This morning, when I got up to the drive-thru window at a coffee shop I go to pretty regularly, the clerk told me that my coffee had been paid for by the woman in the car ahead of me – she comes in from time to time and likes to pay it forward.
This completely made my day – the kindness from a stranger who didn’t do it for a thank you. It was a small gesture that had a huge impact.
And it kept going throughout the day.
I called in an order to one of my favorite lunch spots, Mosaic. The fact that the restaurant is close and has healthier menu options are a bonus, but I keep going back there for a completely different reason:
As a bit of background, admittedly, my name is hard for people. It just is. And when I’m placing a to-go order over the phone, it gets to be next to impossible. I usually have to repeat my name 2 or 3 times and then spell it 3 or 4 times. Awhile back, to make it easier and save time for everyone involved, I started using the name Amy for this purpose.

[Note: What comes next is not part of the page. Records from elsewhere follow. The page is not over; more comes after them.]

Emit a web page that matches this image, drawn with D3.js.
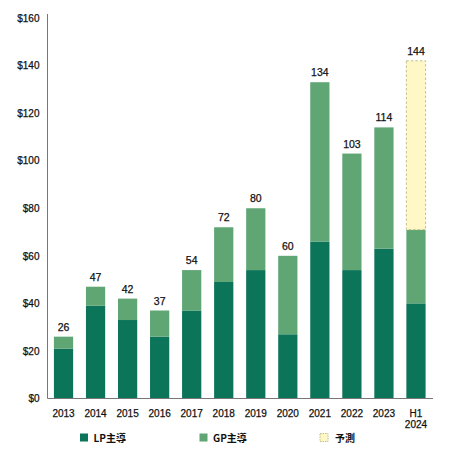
<!DOCTYPE html>
<html>
<head>
<meta charset="utf-8">
<script src="https://cdn.jsdelivr.net/npm/d3@7"></script>
<style>
  html, body { margin: 0; padding: 0; background: #fff; }
  text { font-family: "Liberation Sans", "Noto Sans CJK JP", sans-serif; }
  .num { stroke: #111; stroke-width: 0.25px; }
</style>
</head>
<body>
<svg width="450" height="452"></svg>
<script>
// chart data
const years = ['2013', '2014', '2015', '2016', '2017', '2018', '2019', '2020', '2021', '2022', '2023', 'H1\n2024'];
const lpLed = [21, 39, 33, 26, 37, 49, 54, 27, 66, 54, 63, 40];
const gpLed = [5, 8, 9, 11, 17, 23, 26, 33, 67, 49, 51, 31];
const forecast = [0, 0, 0, 0, 0, 0, 0, 0, 0, 0, 0, 71];
const totals = [26, 47, 42, 37, 54, 72, 80, 60, 134, 103, 114, 144];
const yTicks = [0, 20, 40, 60, 80, 100, 120, 140, 160];
const legendItems = ['LP主導', 'GP主導', '予測'];

const colors = { lp: '#0b7459', gp: '#5fa674', fc: '#fff8c6' };

const svg = d3.select('svg');
const plotLeft = 47.5, plotRight = 432, plotTop = 18, plotBottom = 398.5;

const x = d3.scaleBand().domain(years).range([plotLeft, plotRight]).paddingInner(0.4).paddingOuter(0.2);
const y = d3.scaleLinear().domain([0, 160]).range([plotBottom, plotTop]);

// stacked bars
const rows = years.map((yr, i) => ({ year: yr, lp: lpLed[i], gp: gpLed[i], fc: forecast[i] }));
const stack = d3.stack().keys(['lp', 'gp', 'fc'])(rows);

svg.append('g')
  .selectAll('g')
  .data(stack)
  .join('g')
  .attr('fill', (d) => colors[d.key])
  .selectAll('rect')
  .data((d) => d.filter((p) => p[1] > p[0]).map((p) => Object.assign(p, { key: d.key })))
  .join('rect')
  .attr('x', (d) => x(d.data.year))
  .attr('y', (d) => y(d[1]))
  .attr('width', x.bandwidth())
  .attr('height', (d) => y(d[0]) - y(d[1]))
  .attr('stroke', (d) => (d.key === 'fc' ? '#c2bf8c' : 'none'))
  .attr('stroke-width', 1)
  .attr('stroke-dasharray', (d) => (d.key === 'fc' ? '2.5,2' : null));

// value labels above each bar
svg.append('g')
  .selectAll('text')
  .data(rows)
  .join('text')
  .attr('class', 'num')
  .attr('x', (d) => x(d.year) + x.bandwidth() / 2)
  .attr('y', (d) => y(d.lp + d.gp + d.fc) - 6)
  .attr('text-anchor', 'middle')
  .attr('font-size', 10.5)
  .attr('fill', '#111')
  .text((d, i) => totals[i]);

// y axis
const yAxis = svg.append('g')
  .attr('transform', `translate(${plotLeft},0)`)
  .call(d3.axisLeft(y).tickValues(yTicks).tickSize(0).tickPadding(8).tickFormat((d) => '$' + d));
yAxis.select('.domain').attr('stroke', '#777').attr('d', `M0,${plotTop - 4}V${plotBottom}`);
yAxis.selectAll('text').attr('class', 'num').attr('font-size', 10).attr('fill', '#111')
  .style('font-family', '"Liberation Sans", sans-serif');

// x axis
const xAxis = svg.append('g')
  .attr('transform', `translate(0,${plotBottom})`)
  .call(d3.axisBottom(x).tickSize(0).tickPadding(0));
xAxis.select('.domain').attr('stroke', '#777').attr('d', `M${plotLeft},0H${plotRight + 1}`);
xAxis.selectAll('text').attr('class', 'num').attr('font-size', 10).attr('fill', '#111')
  .style('font-family', '"Liberation Sans", sans-serif')
  .attr('dy', null)
  .each(function (d) {
    const lines = d.split('\n');
    const t = d3.select(this).text(null);
    lines.forEach((ln, k) => t.append('tspan').attr('x', 0).attr('y', 18.5 + k * 11).text(ln));
  });

// legend
const legendX = [80, 199.5, 320];
const legend = svg.append('g')
  .selectAll('g')
  .data(legendItems)
  .join('g')
  .attr('transform', (d, i) => `translate(${legendX[i]},433.5)`);
legend.append('rect')
  .attr('width', 8)
  .attr('height', 8)
  .attr('fill', (d, i) => [colors.lp, colors.gp, colors.fc][i])
  .attr('stroke', (d, i) => (i === 2 ? '#c2bf8c' : 'none'))
  .attr('stroke-dasharray', '1.5,1');
legend.append('text')
  .attr('x', (d, i) => (i === 2 ? 15 : 13.5))
  .attr('y', 8)
  .attr('font-size', 10)
  .attr('font-weight', 'bold')
  .attr('fill', '#111')
  .style('font-family', '"Noto Sans CJK JP", sans-serif')
  .text((d) => d);
</script>
</body>
</html>
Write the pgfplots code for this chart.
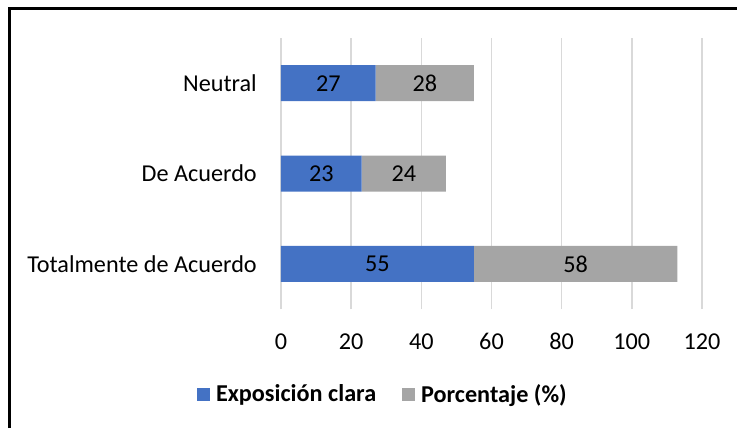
\documentclass[border=0pt]{standalone}
\usepackage{fontspec}
\setmainfont{Carlito}
\usepackage{pgfplots}
\pgfplotsset{compat=1.18}
\definecolor{serA}{HTML}{4472C4}
\definecolor{serB}{HTML}{A5A5A5}
\definecolor{gridc}{HTML}{D9D9D9}

\begin{document}
\fontsize{24.3}{29}\selectfont
\begin{tikzpicture}[x=1bp,y=1bp]
\begin{axis}[
    at={(0,0)}, anchor=south west,
    scale only axis,
    width=421bp, height=271bp,
    xbar stacked, bar width=36bp,
    xmin=0, xmax=120, ymin=-0.5, ymax=2.5,
    xtick={0,20,...,120}, ytick={0,1,2},
    yticklabels={Totalmente de Acuerdo, De Acuerdo, Neutral},
    axis line style={draw=none},
    major tick length=0pt,
    xmajorgrids, grid style={gridc, line width=1.5bp},
    /pgf/number format/assume math mode=true,
    xticklabel style={anchor=base, yshift=-40bp},
    yticklabel style={xshift=-16bp},
    nodes near coords,
    every node near coord/.append style={anchor=center, black},
    legend style={at={(0.242,-0.317)}, anchor=center, draw=none, fill=none,
        legend columns=2, font=\bfseries,
        /tikz/every odd column/.append style={column sep=4bp},
        /tikz/every even column/.append style={column sep=24bp}},
    legend image code/.code={\fill[#1] (0bp,-6.5bp) rectangle (13bp,6.5bp);},
]
\addplot[fill=serA, draw=none] coordinates {(55,0) (23,1) (27,2)};
\addplot[fill=serB, draw=none] coordinates {(58,0) (24,1) (28,2)};
\legend{Exposición clara, Porcentaje (\%)}
\end{axis}
\draw[line width=3bp, black] (-271,-119) -- (-271,301) -- (456,301);
\pgfresetboundingbox
\useasboundingbox (-281,-119) rectangle (456,309);
\end{tikzpicture}
\end{document}
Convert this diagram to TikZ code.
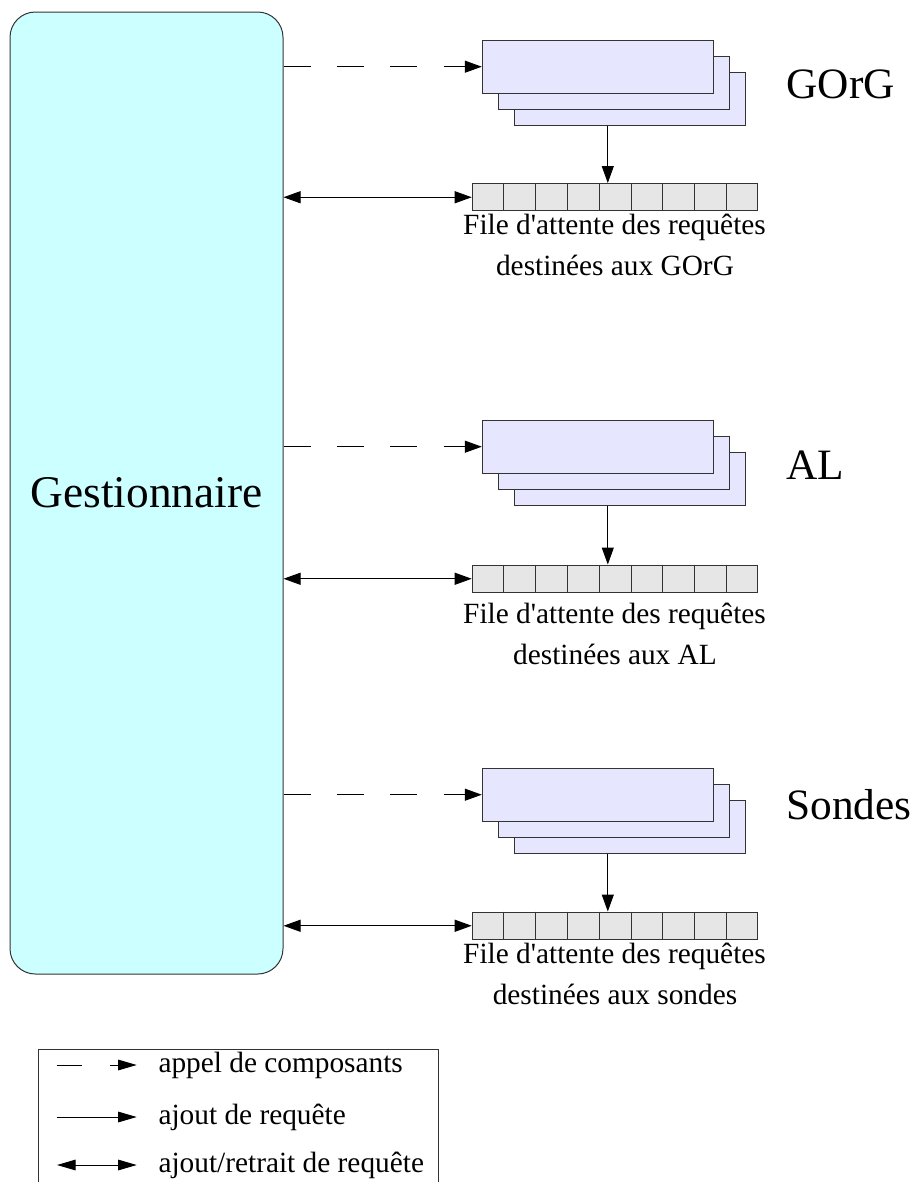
\documentclass[tikz,border=0pt]{standalone}
\usepackage{fontspec}
\setmainfont{Liberation Serif}[Ligatures=TeXOff]
\usetikzlibrary{arrows.meta,calc}

\definecolor{gestfill}{HTML}{CCFFFF}
\definecolor{compfill}{HTML}{E6E6FF}
\definecolor{queuefill}{HTML}{E6E6E6}
\definecolor{edge}{HTML}{333333}

\tikzset{
  tipend/.style={-{Triangle[length=12.75pt,width=9pt]}},
  tipboth/.style={{Triangle[length=12.75pt,width=9pt]}-{Triangle[length=12.75pt,width=9pt]}},
  calldash/.style={dash pattern=on 20.25pt off 19.75pt},
  gestbox/.style={draw=edge, fill=gestfill, rounded corners=19pt,
    minimum width=204.75pt, minimum height=721.5pt, inner sep=0pt,
    font=\fontsize{34}{40}\selectfont},
  compbox/.style={draw=edge, fill=compfill, minimum width=173.25pt,
    minimum height=40pt, inner sep=0pt},
  queuebox/.style={draw=edge, fill=queuefill, minimum width=214.3pt,
    minimum height=20.6pt, inner sep=0pt},
  qtext/.style={anchor=base, inner sep=0pt, font=\fontsize{22}{26}\selectfont},
  grouplabel/.style={anchor=base west, inner sep=0pt, font=\fontsize{32.5}{38}\selectfont},
  legtext/.style={anchor=base west, inner sep=0pt, font=\fontsize{22}{26}\selectfont},
  legtip/.style={-{Triangle[length=14pt,width=8pt]}},
  legtipboth/.style={{Triangle[length=14pt,width=8pt]}-{Triangle[length=14pt,width=8pt]}}
}

% #1 prefix, #2 top of the front component box, #3 top of the queue,
% #4 group label, #5 label baseline, #6 second caption line, #7 caption baseline
\newcommand\componentgroup[7]{
  \node[compbox] (#1c3) at (629.8,#2+58.7) {};
  \node[compbox] (#1c2) at (613.8,#2+42.7) {};
  \node[compbox] (#1c1) at (597.8,#2+26.7) {};
  \node[queuebox] (#1q) at (615.1,#3+13.75) {};
  \foreach \i in {1,...,8}
    \draw[edge] ($(#1q.north west)!\i/9!(#1q.north east)$) --
                ($(#1q.south west)!\i/9!(#1q.south east)$);
  \node[grouplabel] (#1lab) at (786,#5) {#4};
  \node[qtext] (#1t1) at (614.5,#7) {File d'attente des requêtes};
  \node[qtext] (#1t2) at (615,#7+41) {destinées aux #6};
  % call of the components
  \draw[calldash, tipend] (gest.east |- #1c1.west) -- (#1c1.west);
  % a request is put into the queue
  \draw[tipend] ([xshift=-16.5pt]#1c3.south) -- ([xshift=-16.5pt]#1c3.south |- #1q.north);
  % requests put into or taken from the queue
  \draw[tipboth] (gest.east |- #1q.west) -- (#1q.west);
}

\begin{document}
\begin{tikzpicture}[x=0.75pt,y=-0.75pt,line width=0.75pt]
  \useasboundingbox (0,0) rectangle (919,1182);

  \node[gestbox] (gest) at (146.5,493) {Gestionnaire};

  \componentgroup{g}{40}{183.5}{GOrG}{98.3}{GOrG}{234}
  \componentgroup{a}{420}{565}{AL}{479.3}{AL}{623}
  \componentgroup{s}{768}{912}{Sondes}{819.3}{sondes}{963}

  % legend
  \draw[edge] (38,1182) -- (38,1049) -- (438,1049) -- (438,1182);
  \coordinate (l1a) at (56.7,1065);
  \coordinate (l1b) at (136.7,1065);
  \coordinate (l2a) at (56.7,1117);
  \coordinate (l2b) at (136.7,1117);
  \coordinate (l3a) at (57,1165);
  \coordinate (l3b) at (136.7,1165);
  \draw[dash pattern=on 18.75pt off 21pt, legtip] (l1a) -- (l1b);
  \draw[legtip] (l2a) -- (l2b);
  \draw[legtipboth] (l3a) -- (l3b);
  \node[legtext] (leg1) at (158,1072) {appel de composants};
  \node[legtext] (leg2) at (158,1124) {ajout de requête};
  \node[legtext] (leg3) at (158,1172) {ajout/retrait de requête};
\end{tikzpicture}
\end{document}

In the beginning, Mosaic was no different. One day awhile back, they noticed that the name on my debit card was different than the name I’d given them over the phone. When they asked, I told them why I use the name Amy – that it wasn’t just them, but all restaurants. Since that day, they’ve made it a point to call me by name every time I walk through the door.
I don’t go there because the food is necessarily that much tastier than anywhere else, and it’s not the least expensive option for lunch. I like the people there. I like that when I walk in, the owner and her team know my name and use it. I like that I’m not just that lady who comes in once a week to pick up a salad, but I’m Andressa, who works close by, has a sweet nephew who just turned 11, and who likes to drink a water with lemon while she waits for her order. I’m a loyal customer to Mosaic, and all it took was making the effort to remember my name.
My point is, I get good vibes going to these places, whether because of other patrons or because of the people who own and work in these establishments, not because of loyalty programs or special offers or discounts. What they give me as a patron is much more than that.
In the hotel industry, we know how important it is to use the guest’s name, and we know people want to be around people like them – or rather, how they like to see themselves. Without going into Maslow’s Hierarchy (that would be boring, and I’m trying to avoid that here), people essentially feel better about themselves when they’re recognized and when they’re around people they aspire to be like.
It’s not as easy as it sounds for hoteliers to do either of these consistently. It takes skill and effort to keep customer service levels tip top. And it takes skill and effort to make sure you’re bringing in the right type of guest for your property and not just going for the quick and easy way out to hit a budget number (speaking of third parties, I’ll have more on them later).
The properties that can find the right types of guests and make them feel special consistently, though, will reap the biggest rewards. Because that is the best loyalty program going.